Я рассмеялась диким, страшным смехом. А потом неожиданно для самой себе плюнула ей в лицо.
— Твоё имя, — твёрдо сказала я, глядя прямо в серебряные глаза, и вдруг ощутила, что всё вокруг ловит мои слова, — будет забыто.
Забыто? Что-то в глубине сознания шелестело. Забытое имя. Ты этого хочешь, девочка без будущего? Этого?
Ковыль пел сотнями жутких, чуждых голосов. Они поднимались в высокие башни хрустального дворца, путались в стеклянных балконах и волновали развешанные в воздухе глаза. Не отличить больше, что слышишь — голос или его эхо.
Лунные молчали. Свита золотой женщины наблюдала, не мигая, как плевок стекает по её лицу.
Ллинорис криво усмехнулась и смахнула его с себя, выпачкав перчатку и стерев с щеки золотую краску. Кожа под ней была светлая и человеческая.
— Объявите девятый танец, — с шипением велела она.
— Ещё не подошло время, — с поклоном возразил квадратный.

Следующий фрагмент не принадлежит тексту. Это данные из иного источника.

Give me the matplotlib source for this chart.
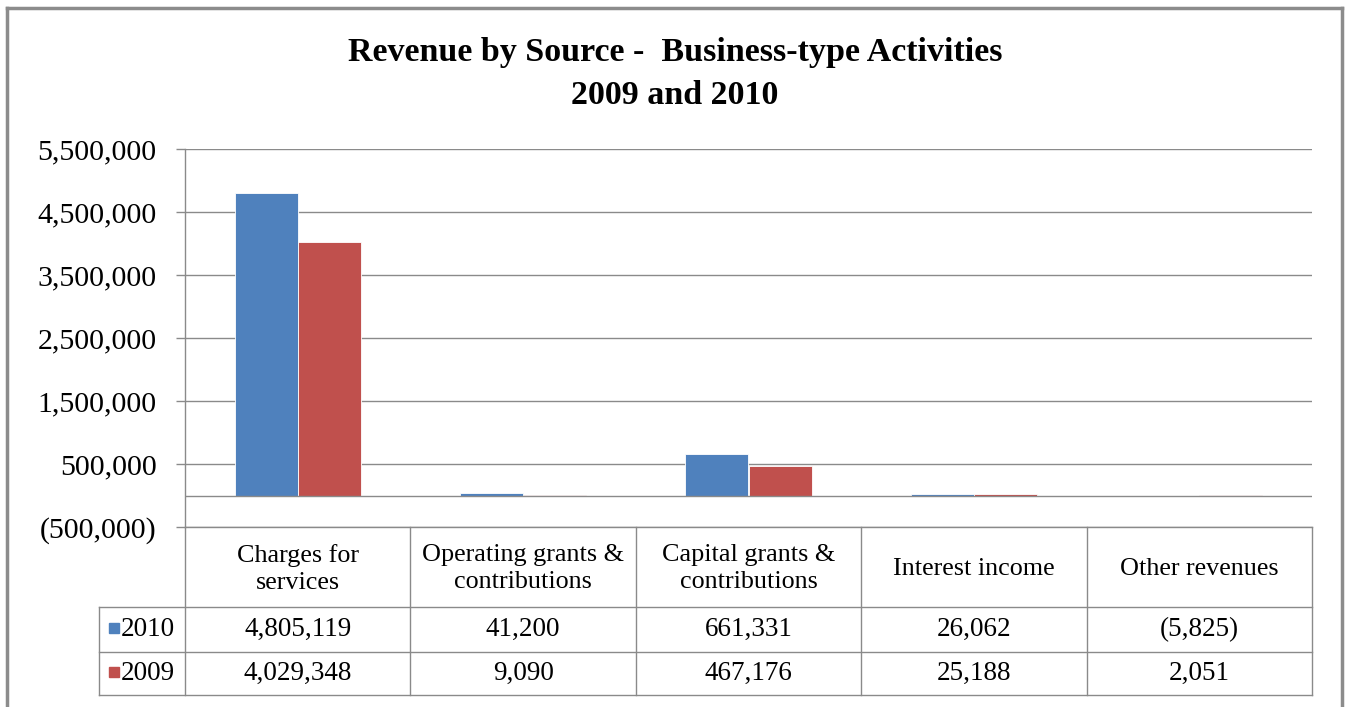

— Плевать! Объявите его прямо сейчас!
— Хозяйкой здесь госпожа Юта, — напомнил гуттаперчевый.
Она произнесла в сторону что-то ругательное, а потом взмахнула руками золотой женщины и подошла к краю балкона ломаной куклой.
Ковыль взметнулся тенями. В его песне мелькнула фальшивая нота.
— Танец, — объявила Ллинорис, и на лицо её выплыла ядовитая улыбка, — девятого имени!